Part of that work, which covers the full spectrum from founding the Afghan Settlement Support Group, to personally schlepping out to Tullamarine to pick up and temporarily house newly released detainees, was establishing with her brother Timur, the Afghan Gallery restaurant on Brunswick Street.
Maybe you know the 36-year-old Fitzroy restaurant simply for its spiced yoghurt curries, for its excellently boho carpeted and cushioned dining room upstairs, or for the fact that it offers BYO. All valid reasons.
What you may not have realised is that Afghan Gallery was established to act as a landing zone for Afghan refugees. It provided work, community, a place to practise language skills while stability was established – the welcome to Melbourne that Melbourne didn't always afford.
Over three decades, none of that has changed. Today it's mostly fronted by Timur, Nouria's junior by a couple of decades, who himself fled Afghanistan by foot, over the Khyber Pass. It's as welcoming back of house as it is at the front.
It's beautifully, informally kind. You timidly ask if you can get among the rugs upstairs where billowing swathes of fabric complete the tent effect. And even though it's not a busy night, of course you can go up, you must.
On goes the sitar music. Out comes the banquet – not compulsory, but a good idea for groups, though you do miss unshareable numbers like the koroutti, a chilled yoghurt soup.

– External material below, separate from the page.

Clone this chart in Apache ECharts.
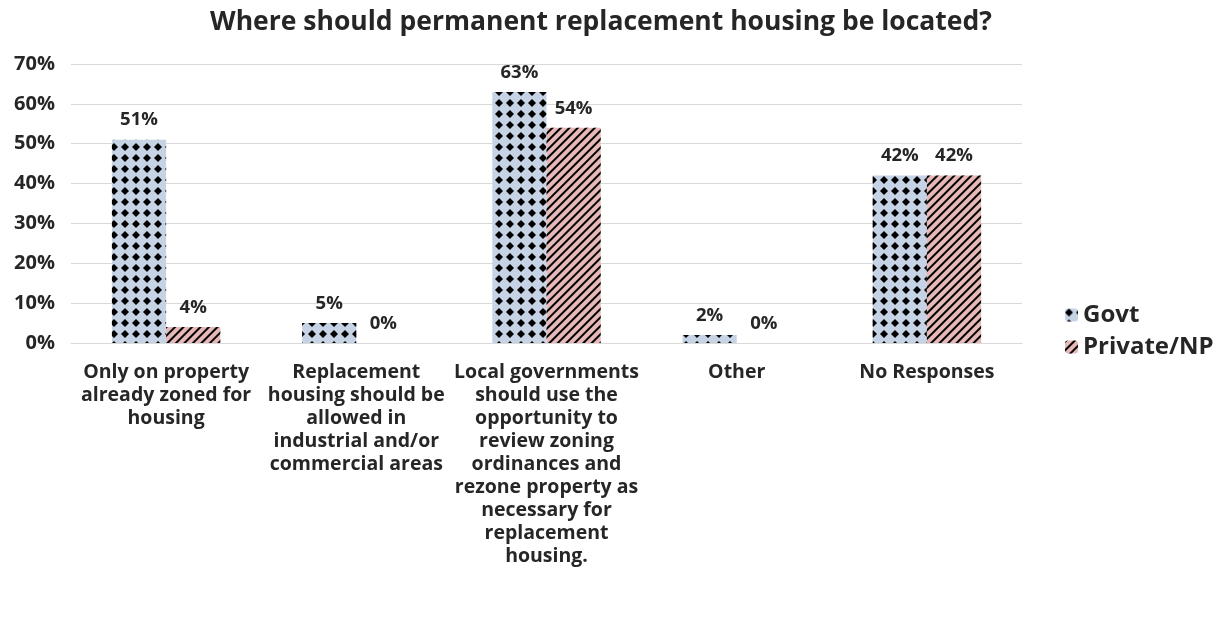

Instead comes the snack pack of Afghanistan, lamb mantoo. Sometimes a tiny and delicate dumpling, here they're bigger pouches of dim sum size, finished with spiced tomato and tangy yoghurt in a flamboyant slash. Similarly anointed are ashak, bubbly pastry parcels with a filling of vivid leeks, and thick sections of roasted eggplant, roasted sweet and soft then chilled.
Did you BYO? Forgot? They don't observe Afghanistan's anti-booze policy here and in fact offer a $31.50 bottle, not as a list's cheapest, but most expensive wine.
If you don't consider Oyster Bay a party starter, perhaps you'll accept a sizzling platter? A spicy, cuminy lamb sausage drops, the spitting fat to be mopped up with Afghan naan – puffy, wholemeal, wholesome.
Next, pilau rice, toasted and buttery, completes the soak layer for the turmeric-stained, garlicky chicken khandahari; a cardamom-lilting spinach dish (qorma-i-sabzi), akin to India's saag, and a gentle beef curry, again more spice-fragrant than spicy.
It's a laissez-faire attitude here, and I would advise you approach with the same. Unless you warn of a need to rush, there is none. But who's hurrying? When did you last get to help ease the plight of refugees just by eating dinner and taking a magic carpet ride? What a win for one and all.
Address 327 Brunswick Street, Fitzroy, 03 9417 2430.
Open Daily 6pm-11pm.
Est. 1983.
Signature dishes: Chicken khandahari, mantoo, ashak (leek pastries).
Famous diners: They have consistently failed to recognise every famous diner for 36 years.